Frequently Asked Questions (FAQ)

Q1: Can I replace a bearing with a bushing to save costs?
A: It depends on the application’s speed and precision. While bushings are more cost-effective, they generate more heat due to sliding friction. If your equipment operates at high RPMs, replacing a bearing with a bushing may lead to overheating and shaft damage. However, for low-speed, high-load, or oscillating movements, switching to a bushing can be a smart, cost-saving move.

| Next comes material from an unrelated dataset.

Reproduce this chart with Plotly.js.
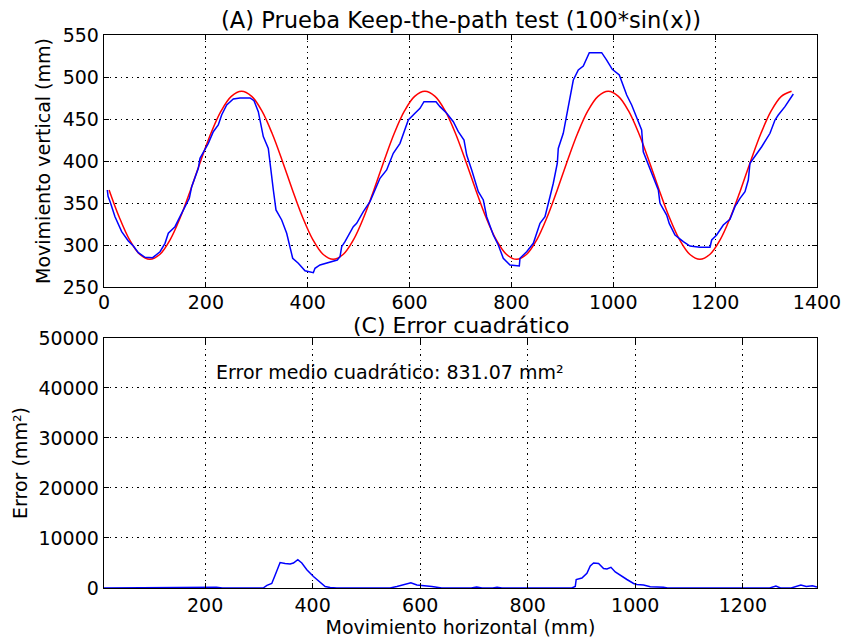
<!DOCTYPE html>
<html>
<head>
<meta charset="utf-8">
<script src="https://cdn.plot.ly/plotly-3.0.1.min.js"></script>
<style>html,body{margin:0;padding:0;background:#fff;}#chart{width:843px;height:639px;}</style>
</head>
<body>
<div id="chart"></div>
<script>
// Reference path (red)
var refX = [10,30,50,70,90,110,130,150,170,190,210,230,250,270,290,310,330,350,
            370,390,410,430,450,470,490,510,530,550,570,590,610,630,650,670,690,710,
            730,750,770,790,810,830,850,870,890,910,930,950,970,990,1010,1030,1050,1070,
            1090,1110,1130,1150,1170,1190,1210,1230,1250,1270,1290,1310,1330,1350];
var refY = [365.6,333,306.4,289,283,289,306.4,333,365.6,400.4,433,459.6,477,483,477,459.6,433,400.4,
            365.6,333,306.4,289,283,289,306.4,333,365.6,400.4,433,459.6,477,483,477,459.6,433,400.4,
            365.6,333,306.4,289,283,289,306.4,333,365.6,400.4,433,459.6,477,483,477,459.6,433,400.4,
            365.6,333,306.4,289,283,289,306.4,333,365.6,400.4,433,459.6,477,483];

var userX = [6.5,8,12,21.6,34.7,47.8,57.6,67.4,80.5,95.6,110,119.8,126.3,139.4,149.2,159,167.5,172.2,178.7,185.2,
             188.5,198.3,204.8,214.6,224.4,231,240.9,253.9,267,286.7,294.5,303,312.8,322.6,327.3,332.5,337.7,348.9,358.7,365.2,
             370.5,381.5,394.7,411,414.3,424.1,440.4,458,463.4,466.7,473.2,489.5,496.1,509.2,522.3,532.1,541.9,555,568,581.2,
             594.3,597.5,610.6,620.5,628.3,651.9,659.7,672.9,685.9,695.7,706.9,712.2,722,735,744.8,751.4,764.4,774.2,784,797.2,
             815.5,816.8,829.9,843,856.1,865.9,875.7,882.2,890.1,892,901.8,908.5,915,921.5,931.3,941.1,952.9,977.2,987,998,
             1011.8,1019.7,1026.3,1036.1,1045.9,1055.7,1058.9,1068.7,1078.6,1088.4,1091.7,1104.8,1110,1121.2,1137.5,1150.6,1170.2,1189.9,1193.2,1203,
             1216,1229.1,1238.9,1248.8,1258.6,1265.1,1268.4,1278.2,1291.4,1307.7,1317.5,1324,1337.1,1353.5];
var userY = [365.5,358,351.5,333.7,315.9,304.8,298.8,290.9,285.3,284.9,292,302,314,321.8,333.7,345.6,355.6,369.4,379.4,391.3,
             403.2,413,421,434.9,442.9,454.8,466.7,473.8,475,475,471.8,458.7,429,415,389.3,365.5,341.7,329.8,314,298,
             284.2,278.2,269.4,267,272.2,276.2,279.4,282.1,286,298,304,321.8,325.8,339.7,351.6,365.5,379.4,389.3,409.2,421,
             442.9,448.8,456.8,462.7,470.6,470.6,464.7,456.8,446.8,434.9,425,407.1,389.3,363.5,353.6,333.7,311.9,300,284.2,276.2,
             275,284.2,292,302,325.8,333.7,357.5,373.5,397.3,415,433,454.8,476.6,496.4,508.3,513,529,529,520.2,509.2,
             502.4,488.5,478.6,466.7,450.8,436.9,411,395.2,379.4,365.5,349.6,335.7,325.4,311.9,304,298.8,297.3,297.3,306,311.9,
             323.8,330.6,345.6,355.6,363.5,377.4,397.3,405.1,417,433,448.8,454.8,464.7,479.8];

// Squared error (blue, lower panel)
var errX = [12,60,120,180,210,221,232,280,308,315,324,330,339.5,348.8,358.1,364.3,372.4,379.9,389.2,401.5,
            414,423.3,432.6,445,500,544,556.7,572,582.7,593.9,606.2,621.8,640,695,705,715,735,743,752,800,
            850,882,888.4,890.2,900.8,910.1,916.3,922.5,931.8,941.1,947.3,954.8,962.8,972.1,984.5,996.9,1003,1015.4,1027.9,1052.6,
            1060,1150,1250,1261.6,1270,1290,1308,1318,1329.6,1338];
var errY = [0,20,10,30,0,150,0,20,0,540,900,2500,5100,4900,4800,5000,5650,5000,3650,2300,
            1050,300,100,0,20,0,300,700,1050,600,500,300,0,0,200,0,0,150,0,20,
            30,0,300,1700,2000,2950,4400,5000,4900,3900,3800,4130,3200,2500,1700,900,700,600,250,150,
            0,20,0,400,0,0,600,300,450,200];

var topYTicks = [250,300,350,400,450,500,550];
var topXTicks = [0,200,400,600,800,1000,1200,1400];
var botXTicks = [200,400,600,800,1000,1200];
var botYTicks = [0,10000,20000,30000,40000,50000];

var FONT = 'DejaVu Sans, sans-serif';
var axisCommon = {
  showline: true, linecolor: '#000', linewidth: 1.3, mirror: 'ticks',
  ticks: 'inside', ticklen: 5, tickwidth: 1, tickcolor: '#000',
  showgrid: true, gridcolor: '#000', gridwidth: 1, griddash: '1.5px,4px',
  zeroline: false, tickformat: 'd', tickfont: {family: FONT, size: 19, color: '#000'}
};
function ax(extra){ return Object.assign({}, axisCommon, extra); }

var traces = [
  {x: refX, y: refY, xaxis: 'x', yaxis: 'y', type: 'scatter', mode: 'lines',
   line: {color: '#ff0000', width: 1.5, shape: 'spline'}, hoverinfo: 'skip'},
  {x: userX, y: userY, xaxis: 'x', yaxis: 'y', type: 'scatter', mode: 'lines',
   line: {color: '#0000ff', width: 1.5}, hoverinfo: 'skip'},
  {x: errX, y: errY, xaxis: 'x2', yaxis: 'y2', type: 'scatter', mode: 'lines',
   line: {color: '#0000ff', width: 1.5}, hoverinfo: 'skip', cliponaxis: false}
];

var layout = {
  width: 843, height: 639,
  margin: {l: 104, r: 26, t: 35, b: 51},
  paper_bgcolor: '#fff', plot_bgcolor: '#fff',
  showlegend: false,
  font: {family: FONT, color: '#000'},
  xaxis: ax({domain: [0,1], anchor: 'y', range: [0,1400], tickvals: topXTicks, ticklabelstandoff: -2}),
  yaxis: ax({domain: [0.5443,1], anchor: 'x', range: [250,550], tickvals: topYTicks,
             title: {text: 'Movimiento vertical (mm)', font: {family: FONT, size: 19, color: '#000'}, standoff: 7}}),
  xaxis2: ax({domain: [0,1], anchor: 'y2', range: [12,1338], tickvals: botXTicks,
             title: {text: 'Movimiento horizontal (mm)', font: {family: FONT, size: 19, color: '#000'}, standoff: 2}}),
  yaxis2: ax({domain: [0,0.4521], anchor: 'x2', range: [0,50000], tickvals: botYTicks,
             title: {text: 'Error (mm²)', font: {family: FONT, size: 19, color: '#000'}, standoff: 5}}),
  annotations: [
    {text: '(A) Prueba Keep-the-path test (100*sin(x))', xref: 'paper', yref: 'paper',
     x: 0.5, y: 1, yshift: 1, xanchor: 'center', yanchor: 'bottom', showarrow: false, borderpad: 0,
     font: {family: FONT, size: 22.6, color: '#000'}},
    {text: '(C) Error cuadrático', xref: 'paper', yref: 'paper',
     x: 0.5, y: 0.4521, yshift: -1, xanchor: 'center', yanchor: 'bottom', showarrow: false, borderpad: 0,
     font: {family: FONT, size: 22, color: '#000'}},
    {text: 'Error medio cuadrático: 831.07 mm²', xref: 'x2', yref: 'y2',
     x: 217, y: 43200, xanchor: 'left', yanchor: 'middle', showarrow: false,
     font: {family: FONT, size: 19, color: '#000'}}
  ]
};

Plotly.newPlot('chart', traces, layout, {staticPlot: true, displayModeBar: false});
</script>
</body>
</html>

Q2: Which is better for applications with high vibration?
A: Bushings generally perform better in high-vibration environments. Because bushings have a larger surface contact area and are often made of materials like bronze or polymers, they act as natural dampeners. Bearings, with their small point-contact rolling elements, are more susceptible to fatigue and “pitting” when exposed to constant heavy vibration.

Q3: Do all bearings and bushings require regular greasing?
A: No. Many modern bushings are “self-lubricating” (made of oil-impregnated bronze or PTFE/Nylon) and require zero maintenance. While most bearings require lubrication to function at high speeds, you can opt for “sealed-for-life” bearings which are pre-lubricated and shielded to prevent the need for manual greasing during their lifespan.

Q4: How do I know when a bearing or bushing is beginning to fail?
A: * Bearings usually signal failure through increased noise (grinding or squeaking), vibration, or a rise in operating temperature.

Bushings typically show failure through increased “play” or looseness in the shaft as the material gradually wears down. Because bushing wear is gradual, it is often easier to predict and schedule maintenance for them than for bearings.

Q5: Which component handles “dirty” or dusty environments better?
A: Bushings are typically more “forgiving” in dirty environments. A small amount of dust in a high-precision ball bearing can cause immediate damage to the races. Bushings have no internal moving parts for grit to get trapped in, and many designs (like flanged bushings) naturally help seal out contaminants.